Não pretendo ignorar o fato de que muitos poemas de Camões
devam dialogar abertamente (sem discutir se há voluntariedade ou não)com os de Sá de Miranda. E, portanto, mesmo eu sabendo que possa se tratar de apenas uma das numerosos ocorrências, gostaria de deixar aqui a estrofe de Camões que eu considero como sendo complementar à segunda estrofe
do poema postado de Sá de Miranda:
Que fantasia é esta, que presente
cada hora ante meus olhos me
__________________________mostrais?
Com sonhos e com sombras atentais
quem nem por sonhos pode ser __________________________contente?
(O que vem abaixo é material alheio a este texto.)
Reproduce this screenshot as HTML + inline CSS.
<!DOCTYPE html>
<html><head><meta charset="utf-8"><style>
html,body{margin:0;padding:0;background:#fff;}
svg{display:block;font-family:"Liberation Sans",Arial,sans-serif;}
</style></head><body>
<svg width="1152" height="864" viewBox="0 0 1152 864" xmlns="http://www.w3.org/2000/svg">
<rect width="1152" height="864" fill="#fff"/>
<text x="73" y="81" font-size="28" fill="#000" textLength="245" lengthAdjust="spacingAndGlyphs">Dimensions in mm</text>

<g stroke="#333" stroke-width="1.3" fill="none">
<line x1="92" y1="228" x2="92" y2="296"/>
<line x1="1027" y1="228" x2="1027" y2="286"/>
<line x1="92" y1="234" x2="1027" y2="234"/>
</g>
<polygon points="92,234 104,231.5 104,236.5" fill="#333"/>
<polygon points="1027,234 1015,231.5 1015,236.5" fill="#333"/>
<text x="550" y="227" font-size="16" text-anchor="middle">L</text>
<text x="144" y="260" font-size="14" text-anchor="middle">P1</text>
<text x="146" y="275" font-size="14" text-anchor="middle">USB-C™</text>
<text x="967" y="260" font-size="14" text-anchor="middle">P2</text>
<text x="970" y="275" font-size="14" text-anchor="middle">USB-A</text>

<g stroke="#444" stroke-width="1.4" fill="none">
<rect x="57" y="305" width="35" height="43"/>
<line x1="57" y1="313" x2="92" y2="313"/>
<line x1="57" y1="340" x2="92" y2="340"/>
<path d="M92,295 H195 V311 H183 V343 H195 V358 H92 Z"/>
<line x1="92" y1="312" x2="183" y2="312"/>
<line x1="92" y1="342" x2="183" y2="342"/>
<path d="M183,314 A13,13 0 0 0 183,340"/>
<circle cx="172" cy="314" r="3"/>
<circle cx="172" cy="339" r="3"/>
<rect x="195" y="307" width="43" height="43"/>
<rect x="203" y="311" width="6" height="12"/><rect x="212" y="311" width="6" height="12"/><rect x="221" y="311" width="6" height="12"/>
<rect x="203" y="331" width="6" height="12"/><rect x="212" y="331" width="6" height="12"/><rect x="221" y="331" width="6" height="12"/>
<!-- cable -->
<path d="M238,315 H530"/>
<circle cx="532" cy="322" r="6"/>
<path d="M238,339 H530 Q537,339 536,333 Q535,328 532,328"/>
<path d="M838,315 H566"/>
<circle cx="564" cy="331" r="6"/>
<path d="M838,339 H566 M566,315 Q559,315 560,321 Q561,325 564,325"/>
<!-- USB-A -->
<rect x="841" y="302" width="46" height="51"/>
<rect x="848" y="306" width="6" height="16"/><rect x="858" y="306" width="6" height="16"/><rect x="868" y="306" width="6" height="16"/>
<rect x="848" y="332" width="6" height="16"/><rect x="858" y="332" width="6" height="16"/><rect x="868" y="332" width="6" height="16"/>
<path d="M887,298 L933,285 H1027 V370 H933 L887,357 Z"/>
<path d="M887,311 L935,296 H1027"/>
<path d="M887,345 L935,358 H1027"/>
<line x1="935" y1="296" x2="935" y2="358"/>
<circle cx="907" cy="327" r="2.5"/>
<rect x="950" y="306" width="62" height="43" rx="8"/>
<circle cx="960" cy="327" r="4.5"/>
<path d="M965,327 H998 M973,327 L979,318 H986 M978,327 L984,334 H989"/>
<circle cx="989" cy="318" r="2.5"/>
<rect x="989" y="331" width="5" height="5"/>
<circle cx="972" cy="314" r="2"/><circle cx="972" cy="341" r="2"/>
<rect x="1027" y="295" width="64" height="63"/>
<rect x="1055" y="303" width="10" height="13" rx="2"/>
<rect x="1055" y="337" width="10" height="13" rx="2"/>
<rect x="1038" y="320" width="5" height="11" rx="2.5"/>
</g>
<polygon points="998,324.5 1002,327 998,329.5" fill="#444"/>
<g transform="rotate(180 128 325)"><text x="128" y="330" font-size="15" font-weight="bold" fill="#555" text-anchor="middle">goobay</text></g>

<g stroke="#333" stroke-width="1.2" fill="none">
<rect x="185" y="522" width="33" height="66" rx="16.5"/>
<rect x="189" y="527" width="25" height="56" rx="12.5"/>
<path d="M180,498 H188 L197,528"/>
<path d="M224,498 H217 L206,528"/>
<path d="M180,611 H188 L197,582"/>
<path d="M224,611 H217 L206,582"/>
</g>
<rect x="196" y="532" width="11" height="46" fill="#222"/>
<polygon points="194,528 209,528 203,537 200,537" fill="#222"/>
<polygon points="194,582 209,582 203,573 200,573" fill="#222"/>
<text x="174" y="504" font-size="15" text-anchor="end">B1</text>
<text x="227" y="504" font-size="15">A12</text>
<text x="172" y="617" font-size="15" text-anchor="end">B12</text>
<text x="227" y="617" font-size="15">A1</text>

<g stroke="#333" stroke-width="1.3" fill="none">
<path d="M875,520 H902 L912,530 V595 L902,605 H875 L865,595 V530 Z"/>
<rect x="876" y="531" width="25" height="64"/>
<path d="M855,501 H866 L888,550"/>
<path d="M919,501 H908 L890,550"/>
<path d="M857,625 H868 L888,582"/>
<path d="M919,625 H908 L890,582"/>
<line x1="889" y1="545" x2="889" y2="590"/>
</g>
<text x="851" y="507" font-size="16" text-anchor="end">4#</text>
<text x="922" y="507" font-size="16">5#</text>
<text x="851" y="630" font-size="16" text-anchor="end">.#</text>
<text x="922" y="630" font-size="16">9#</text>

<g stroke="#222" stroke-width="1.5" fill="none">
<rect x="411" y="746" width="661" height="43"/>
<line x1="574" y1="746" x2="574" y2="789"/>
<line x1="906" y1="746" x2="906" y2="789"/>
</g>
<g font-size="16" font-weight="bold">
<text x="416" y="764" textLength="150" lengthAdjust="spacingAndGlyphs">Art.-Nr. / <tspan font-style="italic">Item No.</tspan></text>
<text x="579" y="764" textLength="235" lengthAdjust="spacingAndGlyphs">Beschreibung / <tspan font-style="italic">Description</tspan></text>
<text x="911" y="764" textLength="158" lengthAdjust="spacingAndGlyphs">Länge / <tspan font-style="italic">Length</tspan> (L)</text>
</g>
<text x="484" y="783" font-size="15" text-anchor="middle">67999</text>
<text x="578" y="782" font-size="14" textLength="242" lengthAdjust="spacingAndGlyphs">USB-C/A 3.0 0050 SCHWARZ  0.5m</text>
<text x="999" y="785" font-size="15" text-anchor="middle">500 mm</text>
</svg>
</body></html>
E a confusão explícita do sujeito, logo abaixo:
Vejo-vos, pensamentos, alterados,
e não quereis, de esquivos, ________________________declarar-me
que é isto que vos traz tão ________________________enleados?
Abraço,
Carlos Eduardo
Compus este soneto impregnado pelo soneto do Sá:
Dos infinitos modos de dizer
sou um, e doem-me tanto as aves quedas
quanto aquelas que alegram-me a vereda,
doem-me e me alegram ambas sem saber;
intuo a eternidade do prazer
e não há desprazer que nunca ceda,
roseiras não lamentam a mais leda
das pétalas perdidas; eu sou o ser
que é, que há: basta que eu seja e o universo
desdobra seu sem número de portas
sobre um inseto a mais no orbe diverso;
basta que eu seja e o ser já me transporta
ao âmago de tudo e seu inverso:
pétala e queda, vôo e ave morta.
abraço,
Marcelo Diniz
Caro Carlos Eduardo,
O soneto de Camões que você lembra é tão maravilhoso que resolvi também postá-lo.
Abraço,
ACicero
Caro Marcelo,
Mal postei outro soneto de Camões e chegou o seu. Parabéns. É muito bonito.